The life I have now started in 8th grade when I thought this odd absence of emotion was a survival technique my body decided to pick up. At the time I thought the apocalypse was coming at any moment. And it did: the clouds in my head darkened and brought in heavy rain, some of it leaks through my eyes. Then the tectonic plates made earthquakes that split right through my heart. Then the volcanoes erupted in my brain and burned down all my thoughts. Now I'm standing here watching my world fall apart and not knowing how to save it. Sometimes I try to forget it but this sight is just so hard to miss when I wake up and see it in the mirror.
"Hey, how are you" they ask
The race my brain was once in is now racing even faster as it tries to forget a random memory and make a flipagram out of the worst ones and trying to decide whether I should say good again, or actually answer this time. Then my brain takes a sip of humor juice and answers "nah I'm dead inside." What they confuse for humor is what I call a true story, I'm constantly conflicted and the depression jokes are real life but I slide in a smile so they forget about it like I try to every day. I have trouble with basic math but I can think of one memory and remake them into a thousand different scenarios all without the same outcome. I can go from happy to sad all based off of how my playlist decided to shuffle.

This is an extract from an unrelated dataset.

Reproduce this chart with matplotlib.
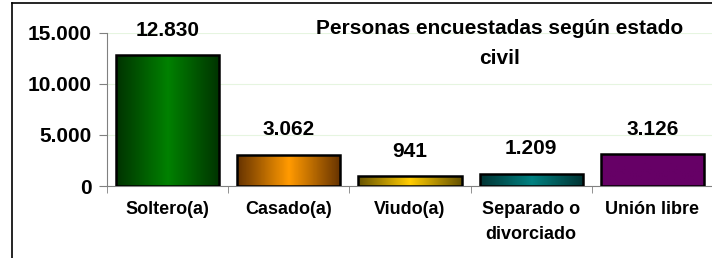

I hate you and everything you stand for, i hate that you have to remind yourself you’re ok, i hate that you lie to yourself and say everything is alright, i hate the way you look in the mirror, into your own eyes and through all the darkness you find even the slightest light of hope and hold onto it. I hate that you’d rather take the pain from other people instead of getting rid of your pains. I hate that you put yourself below everyone you meet and you’re so willing to risk so much for people that dont care about you. I hate that you are so nice to people. I hate that you go back to the people that did you wrong because you see the good in them no matter how much bad they show. I hate that no matter how hard life gets you stand and fight life back even harder, giving your all into a lost cause. I hate that you let the good people walk out so easily but keep the bad people close and allow them to derail you and change you into something you don't want to become. I hate that rather than coming out and admitting that you are having trouble, you hide behind the humor and the weirdness and hope nobody sees through it. I hate you because I am your hate, for that we will always be bound to each other, so while you think you may be spreading me to everyone else you’re directing to yourself.